The chain's spokesperson, Lauren Altmin, told CNBC that the move was intended to "[celebrate] women everywhere."

"We have a long history of supporting women in the workplace, giving them the opportunity to grow and succeed," Altmin said. "In the U.S., we take pride in our diversity and we are proud to share that today, six out of 10 restaurant managers are women."

Select McDonald's locations across the nation will also have special packaging for food, emblazoned with the inverted arches. They'll also appear on some employees' hats and t-shirts, and the logo will be changed on all of the company's social media channels.

"For the first time in our brand history, we flipped our iconic arches for International Women's Day in honor of the extraordinary accomplishments of women everywhere and especially in our restaurants," Wendy Lewis, McDonald's chief diversity officer, said in a statement. "From restaurant crew and management to our C-suite of senior leadership, women play invaluable roles at all levels and together with our independent franchise owners we're committed to their success." (Related: McDonald's to Announce Improved Commitment to Nutrition)
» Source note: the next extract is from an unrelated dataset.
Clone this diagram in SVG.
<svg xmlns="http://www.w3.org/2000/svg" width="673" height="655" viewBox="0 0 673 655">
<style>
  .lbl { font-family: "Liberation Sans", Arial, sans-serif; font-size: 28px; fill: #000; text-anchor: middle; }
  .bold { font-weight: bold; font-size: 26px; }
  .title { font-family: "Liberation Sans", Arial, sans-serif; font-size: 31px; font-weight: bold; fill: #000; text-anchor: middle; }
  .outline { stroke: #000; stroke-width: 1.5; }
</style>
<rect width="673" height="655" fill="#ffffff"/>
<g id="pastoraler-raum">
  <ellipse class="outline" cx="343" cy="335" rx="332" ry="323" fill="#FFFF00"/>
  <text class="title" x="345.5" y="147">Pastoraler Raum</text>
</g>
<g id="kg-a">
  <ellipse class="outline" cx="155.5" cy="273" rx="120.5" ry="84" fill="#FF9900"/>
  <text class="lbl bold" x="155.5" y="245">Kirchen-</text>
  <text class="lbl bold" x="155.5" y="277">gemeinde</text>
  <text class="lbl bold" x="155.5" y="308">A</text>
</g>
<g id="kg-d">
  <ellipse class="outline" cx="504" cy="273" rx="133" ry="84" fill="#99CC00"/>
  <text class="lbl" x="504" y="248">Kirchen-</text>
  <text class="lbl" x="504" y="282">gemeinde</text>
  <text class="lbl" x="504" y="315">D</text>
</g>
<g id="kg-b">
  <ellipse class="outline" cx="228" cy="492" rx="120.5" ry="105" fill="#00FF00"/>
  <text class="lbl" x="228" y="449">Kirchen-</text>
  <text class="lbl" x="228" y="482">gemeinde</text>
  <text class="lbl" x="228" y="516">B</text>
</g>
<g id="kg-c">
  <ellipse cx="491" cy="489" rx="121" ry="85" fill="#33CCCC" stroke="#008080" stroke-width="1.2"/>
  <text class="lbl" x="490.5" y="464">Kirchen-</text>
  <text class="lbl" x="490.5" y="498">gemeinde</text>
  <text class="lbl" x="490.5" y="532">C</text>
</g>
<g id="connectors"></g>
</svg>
Several people pointed to the hypocrisy of the chain celebrating International Women's Day while being notoriously known to underpay its staff.

"You could also provide livable wages, better benefits, equal pay, legitimate career paths for the future, paid maternity leave…Or you can flip a logo upside down that works too," one user wrote.

Another user mirrored similar emotions saying: "This is OBVIOUSLY a publicity stunt and you could have used the money spent for this to give your female workers a bonus or a raise."

Others noted how McDonald's should think about upping their minimum wage to $15 and offer more career advancement opportunities to truly show their support for women.

As of right now, McDonald's has not announced plans to make a donation as part of this initiative, which has also lead to further criticism. Brands like Johnnie Walker, on the other hand, released a "Jane Walker" bottle, donating $1 per bottle toward charities benefiting women. Brawny replaced Brawny Man with women and promised to donate $100,000 to Girls, Inc., a nonprofit dedicated to teaching women leadership and financial skills.